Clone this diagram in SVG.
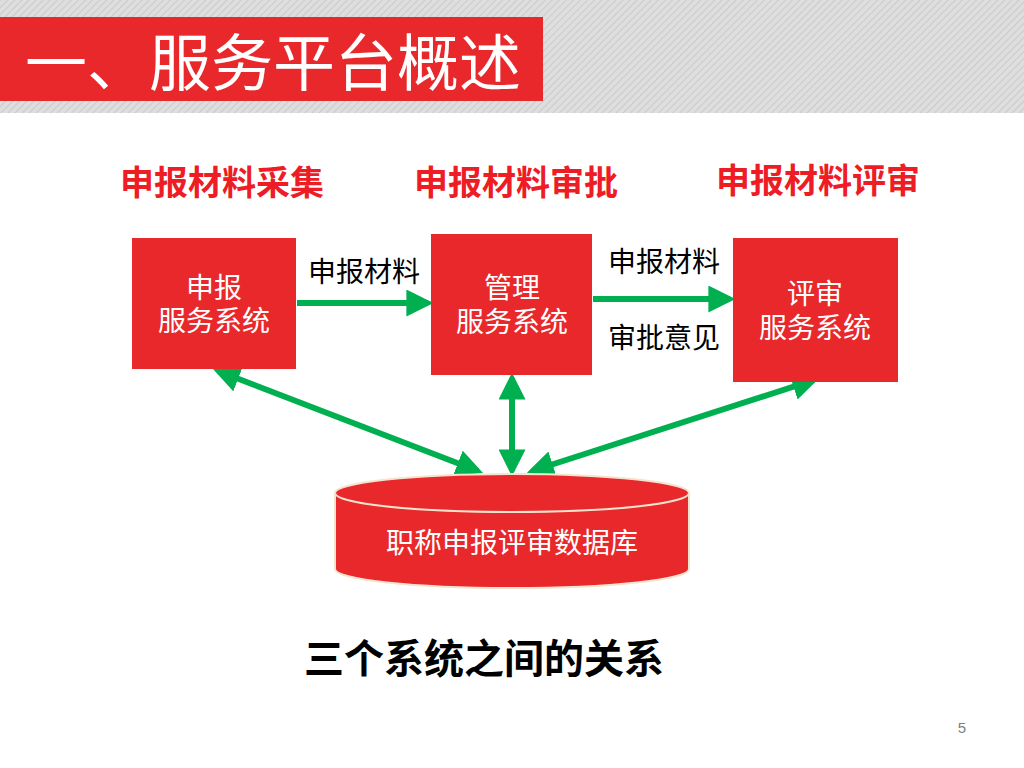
<svg xmlns="http://www.w3.org/2000/svg" width="1024" height="768" viewBox="0 0 1024 768">
<style>
.box{fill:#e8282b}
.wt{fill:#ffffff;font-family:"Liberation Sans","Noto Sans CJK SC",sans-serif;font-size:28px;text-anchor:middle}
.bk{fill:#000000;font-family:"Liberation Sans","Noto Sans CJK SC",sans-serif;font-size:28px;text-anchor:middle}
.hd{fill:#ee1c25;font-family:"Liberation Sans","Noto Sans CJK SC",sans-serif;font-size:34px;font-weight:bold;text-anchor:middle}
.conn{stroke:#00b050;stroke-width:6;fill:none}
</style>
<defs>
<pattern id="hatch" width="5" height="5" patternUnits="userSpaceOnUse" patternTransform="rotate(45)">
<rect width="5" height="5" fill="#dedede"/>
<line x1="0" y1="0" x2="0" y2="5" stroke="#c4c4c4" stroke-width="1.5"/>
</pattern>
<marker id="ah" viewBox="0 0 10 10" refX="8" refY="5" markerWidth="4.5" markerHeight="4.5" orient="auto-start-reverse" markerUnits="strokeWidth">
<path d="M0,0 L10,5 L0,10 z" fill="#00b050"/>
</marker>
</defs>
<rect width="1024" height="768" fill="#ffffff"/>
<g id="header">
<rect x="0" y="0" width="1024" height="113" fill="url(#hatch)"/>
<rect x="0" y="17" width="543" height="84" fill="#e8282b"/>
<text x="25" y="86" fill="#ffffff" font-family="Liberation Sans,'Noto Sans CJK SC',sans-serif" font-size="62">一、服务平台概述</text>
</g>
<g id="heading1"><text class="hd" x="222" y="195">申报材料采集</text></g>
<g id="heading2"><text class="hd" x="516" y="195">申报材料审批</text></g>
<g id="heading3"><text class="hd" x="818" y="193">申报材料评审</text></g>
<g id="connectors">
<line class="conn" x1="297" y1="303" x2="428" y2="303" marker-end="url(#ah)"/>
<line class="conn" x1="593" y1="299" x2="730" y2="299" marker-end="url(#ah)"/>
<line class="conn" x1="218" y1="371" x2="478" y2="471" marker-start="url(#ah)" marker-end="url(#ah)"/>
<line class="conn" x1="512" y1="378" x2="512" y2="471" marker-start="url(#ah)" marker-end="url(#ah)"/>
<line class="conn" x1="814" y1="380" x2="532" y2="471" marker-start="url(#ah)" marker-end="url(#ah)"/>
<text class="bk" x="364" y="282">申报材料</text>
<text class="bk" x="664" y="272">申报材料</text>
<text class="bk" x="664" y="348">审批意见</text>
</g>
<g id="node-shenbao">
<rect class="box" x="132" y="238" width="164" height="131"/>
<text class="wt" x="214" y="298">申报</text>
<text class="wt" x="214" y="331">服务系统</text>
</g>
<g id="node-guanli">
<rect class="box" x="431" y="234" width="161" height="141"/>
<text class="wt" x="512" y="298">管理</text>
<text class="wt" x="512" y="332">服务系统</text>
</g>
<g id="node-pingshen">
<rect class="box" x="733" y="238" width="165" height="144"/>
<text class="wt" x="815" y="304">评审</text>
<text class="wt" x="815" y="338">服务系统</text>
</g>
<g id="node-db">
<path d="M335,493 L335,569 A177,19 0 0 0 689,569 L689,493" fill="#e8282b" stroke="#f3e3cf" stroke-width="2"/>
<ellipse cx="512" cy="493" rx="177" ry="19" fill="#e8282b" stroke="#f3e3cf" stroke-width="2"/>
<text class="wt" x="512" y="553">职称申报评审数据库</text>
</g>
<g id="caption"><text x="484" y="673" fill="#000000" font-family="Liberation Sans,'Noto Sans CJK SC',sans-serif" font-size="40" font-weight="bold" text-anchor="middle">三个系统之间的关系</text></g>
<text x="962" y="733" fill="#7f7f7f" font-family="Liberation Sans,'Noto Sans CJK SC',sans-serif" font-size="15" text-anchor="middle">5</text>
</svg>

**Exercise description:**
Omit pictures; set down the rest of the material word for word.

**Task answer:**
Clone this diagram in SVG.
<svg xmlns="http://www.w3.org/2000/svg" width="1024" height="768" viewBox="0 0 1024 768">
<style>
.box{fill:#e8282b}
.wt{fill:#ffffff;font-family:"Liberation Sans","Noto Sans CJK SC",sans-serif;font-size:28px;text-anchor:middle}
.bk{fill:#000000;font-family:"Liberation Sans","Noto Sans CJK SC",sans-serif;font-size:28px;text-anchor:middle}
.hd{fill:#ee1c25;font-family:"Liberation Sans","Noto Sans CJK SC",sans-serif;font-size:34px;font-weight:bold;text-anchor:middle}
.conn{stroke:#00b050;stroke-width:6;fill:none}
</style>
<defs>
<pattern id="hatch" width="5" height="5" patternUnits="userSpaceOnUse" patternTransform="rotate(45)">
<rect width="5" height="5" fill="#dedede"/>
<line x1="0" y1="0" x2="0" y2="5" stroke="#c4c4c4" stroke-width="1.5"/>
</pattern>
<marker id="ah" viewBox="0 0 10 10" refX="8" refY="5" markerWidth="4.5" markerHeight="4.5" orient="auto-start-reverse" markerUnits="strokeWidth">
<path d="M0,0 L10,5 L0,10 z" fill="#00b050"/>
</marker>
</defs>
<rect width="1024" height="768" fill="#ffffff"/>
<g id="header">
<rect x="0" y="0" width="1024" height="113" fill="url(#hatch)"/>
<rect x="0" y="17" width="543" height="84" fill="#e8282b"/>
<text x="25" y="86" fill="#ffffff" font-family="Liberation Sans,'Noto Sans CJK SC',sans-serif" font-size="62">一、服务平台概述</text>
</g>
<g id="heading1"><text class="hd" x="222" y="195">申报材料采集</text></g>
<g id="heading2"><text class="hd" x="516" y="195">申报材料审批</text></g>
<g id="heading3"><text class="hd" x="818" y="193">申报材料评审</text></g>
<g id="connectors">
<line class="conn" x1="297" y1="303" x2="428" y2="303" marker-end="url(#ah)"/>
<line class="conn" x1="593" y1="299" x2="730" y2="299" marker-end="url(#ah)"/>
<line class="conn" x1="218" y1="371" x2="478" y2="471" marker-start="url(#ah)" marker-end="url(#ah)"/>
<line class="conn" x1="512" y1="378" x2="512" y2="471" marker-start="url(#ah)" marker-end="url(#ah)"/>
<line class="conn" x1="814" y1="380" x2="532" y2="471" marker-start="url(#ah)" marker-end="url(#ah)"/>
<text class="bk" x="364" y="282">申报材料</text>
<text class="bk" x="664" y="272">申报材料</text>
<text class="bk" x="664" y="348">审批意见</text>
</g>
<g id="node-shenbao">
<rect class="box" x="132" y="238" width="164" height="131"/>
<text class="wt" x="214" y="298">申报</text>
<text class="wt" x="214" y="331">服务系统</text>
</g>
<g id="node-guanli">
<rect class="box" x="431" y="234" width="161" height="141"/>
<text class="wt" x="512" y="298">管理</text>
<text class="wt" x="512" y="332">服务系统</text>
</g>
<g id="node-pingshen">
<rect class="box" x="733" y="238" width="165" height="144"/>
<text class="wt" x="815" y="304">评审</text>
<text class="wt" x="815" y="338">服务系统</text>
</g>
<g id="node-db">
<path d="M335,493 L335,569 A177,19 0 0 0 689,569 L689,493" fill="#e8282b" stroke="#f3e3cf" stroke-width="2"/>
<ellipse cx="512" cy="493" rx="177" ry="19" fill="#e8282b" stroke="#f3e3cf" stroke-width="2"/>
<text class="wt" x="512" y="553">职称申报评审数据库</text>
</g>
<g id="caption"><text x="484" y="673" fill="#000000" font-family="Liberation Sans,'Noto Sans CJK SC',sans-serif" font-size="40" font-weight="bold" text-anchor="middle">三个系统之间的关系</text></g>
<text x="962" y="733" fill="#7f7f7f" font-family="Liberation Sans,'Noto Sans CJK SC',sans-serif" font-size="15" text-anchor="middle">5</text>
</svg>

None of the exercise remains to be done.